### Data segment
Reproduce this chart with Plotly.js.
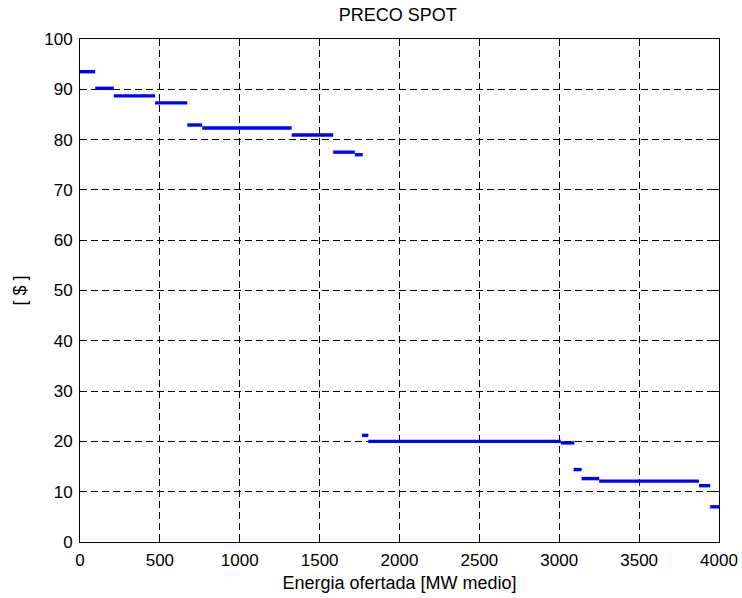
<!DOCTYPE html>
<html>
<head>
<meta charset="utf-8">
<script src="https://cdn.plot.ly/plotly-3.0.1.min.js"></script>
<style>html,body{margin:0;padding:0;background:#fff;}#chart{width:742px;height:598px;}</style>
</head>
<body>
<div id="chart"></div>
<script>
// Step segments of the offer curve: start, end (MW medio) and price ($)
const segStart = [0, 95, 212, 470, 672, 765, 1325, 1585, 1720, 1765, 1805, 3010, 3090, 3140, 3250, 3875, 3945];
const segEnd   = [95, 212, 470, 672, 765, 1325, 1585, 1720, 1770, 1805, 3010, 3095, 3140, 3250, 3875, 3945, 4000];
const segPrice = [93.5, 90.2, 88.7, 87.3, 82.9, 82.3, 80.9, 77.5, 77.0, 21.2, 20.0, 19.7, 14.4, 12.6, 12.1, 11.2, 7.0];

const xTicks = [0, 500, 1000, 1500, 2000, 2500, 3000, 3500, 4000];
const yTicks = [0, 10, 20, 30, 40, 50, 60, 70, 80, 90, 100];

const xs = [], ys = [];
for (let i = 0; i < segPrice.length; i++) {
  xs.push(segStart[i], segEnd[i], null);
  ys.push(segPrice[i], segPrice[i], null);
}

const fam = 'Liberation Sans, Arial, sans-serif';
const tickFont = {family: fam, size: 17, color: '#000'};
const titleFont = {family: fam, size: 18, color: '#000'};

const axisCommon = {
  showline: true, mirror: 'ticks', linecolor: '#000', linewidth: 1,
  ticks: 'inside', ticklen: 5, tickcolor: '#000',
  showgrid: true, gridcolor: '#000', gridwidth: 1, griddash: '7px,4px',
  zeroline: false, tickfont: tickFont
};

Plotly.newPlot('chart', [{
  x: xs, y: ys, type: 'scatter', mode: 'lines',
  line: {color: '#0000ff', width: 3.4},
  connectgaps: false, hoverinfo: 'skip'
}], {
  width: 742, height: 598,
  margin: {l: 80, r: 23, t: 39, b: 56},
  paper_bgcolor: '#fff', plot_bgcolor: '#fff',
  showlegend: false,
  font: titleFont,
  title: {text: 'PRECO SPOT', font: titleFont, x: 0.536, xanchor: 'center', y: 0.976, yanchor: 'middle'},
  xaxis: Object.assign({}, axisCommon, {
    range: [0, 4000], tickvals: xTicks, ticktext: xTicks.map(String),
    ticklabelstandoff: 3,
    title: {text: 'Energia ofertada [MW medio]', font: titleFont, standoff: 6}
  }),
  yaxis: Object.assign({}, axisCommon, {
    range: [0, 100], tickvals: yTicks, ticktext: yTicks.map(String),
    ticklabelstandoff: 3,
    title: {text: '[ $ ]', font: titleFont, standoff: 12}
  })
}, {displayModeBar: false, staticPlot: true});
</script>
</body>
</html>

### Work to complete
Exclude the pictures. Write out the remaining data exactly.

### Task output
Reproduce this chart with Plotly.js.
<!DOCTYPE html>
<html>
<head>
<meta charset="utf-8">
<script src="https://cdn.plot.ly/plotly-3.0.1.min.js"></script>
<style>html,body{margin:0;padding:0;background:#fff;}#chart{width:742px;height:598px;}</style>
</head>
<body>
<div id="chart"></div>
<script>
// Step segments of the offer curve: start, end (MW medio) and price ($)
const segStart = [0, 95, 212, 470, 672, 765, 1325, 1585, 1720, 1765, 1805, 3010, 3090, 3140, 3250, 3875, 3945];
const segEnd   = [95, 212, 470, 672, 765, 1325, 1585, 1720, 1770, 1805, 3010, 3095, 3140, 3250, 3875, 3945, 4000];
const segPrice = [93.5, 90.2, 88.7, 87.3, 82.9, 82.3, 80.9, 77.5, 77.0, 21.2, 20.0, 19.7, 14.4, 12.6, 12.1, 11.2, 7.0];

const xTicks = [0, 500, 1000, 1500, 2000, 2500, 3000, 3500, 4000];
const yTicks = [0, 10, 20, 30, 40, 50, 60, 70, 80, 90, 100];

const xs = [], ys = [];
for (let i = 0; i < segPrice.length; i++) {
  xs.push(segStart[i], segEnd[i], null);
  ys.push(segPrice[i], segPrice[i], null);
}

const fam = 'Liberation Sans, Arial, sans-serif';
const tickFont = {family: fam, size: 17, color: '#000'};
const titleFont = {family: fam, size: 18, color: '#000'};

const axisCommon = {
  showline: true, mirror: 'ticks', linecolor: '#000', linewidth: 1,
  ticks: 'inside', ticklen: 5, tickcolor: '#000',
  showgrid: true, gridcolor: '#000', gridwidth: 1, griddash: '7px,4px',
  zeroline: false, tickfont: tickFont
};

Plotly.newPlot('chart', [{
  x: xs, y: ys, type: 'scatter', mode: 'lines',
  line: {color: '#0000ff', width: 3.4},
  connectgaps: false, hoverinfo: 'skip'
}], {
  width: 742, height: 598,
  margin: {l: 80, r: 23, t: 39, b: 56},
  paper_bgcolor: '#fff', plot_bgcolor: '#fff',
  showlegend: false,
  font: titleFont,
  title: {text: 'PRECO SPOT', font: titleFont, x: 0.536, xanchor: 'center', y: 0.976, yanchor: 'middle'},
  xaxis: Object.assign({}, axisCommon, {
    range: [0, 4000], tickvals: xTicks, ticktext: xTicks.map(String),
    ticklabelstandoff: 3,
    title: {text: 'Energia ofertada [MW medio]', font: titleFont, standoff: 6}
  }),
  yaxis: Object.assign({}, axisCommon, {
    range: [0, 100], tickvals: yTicks, ticktext: yTicks.map(String),
    ticklabelstandoff: 3,
    title: {text: '[ $ ]', font: titleFont, standoff: 12}
  })
}, {displayModeBar: false, staticPlot: true});
</script>
</body>
</html>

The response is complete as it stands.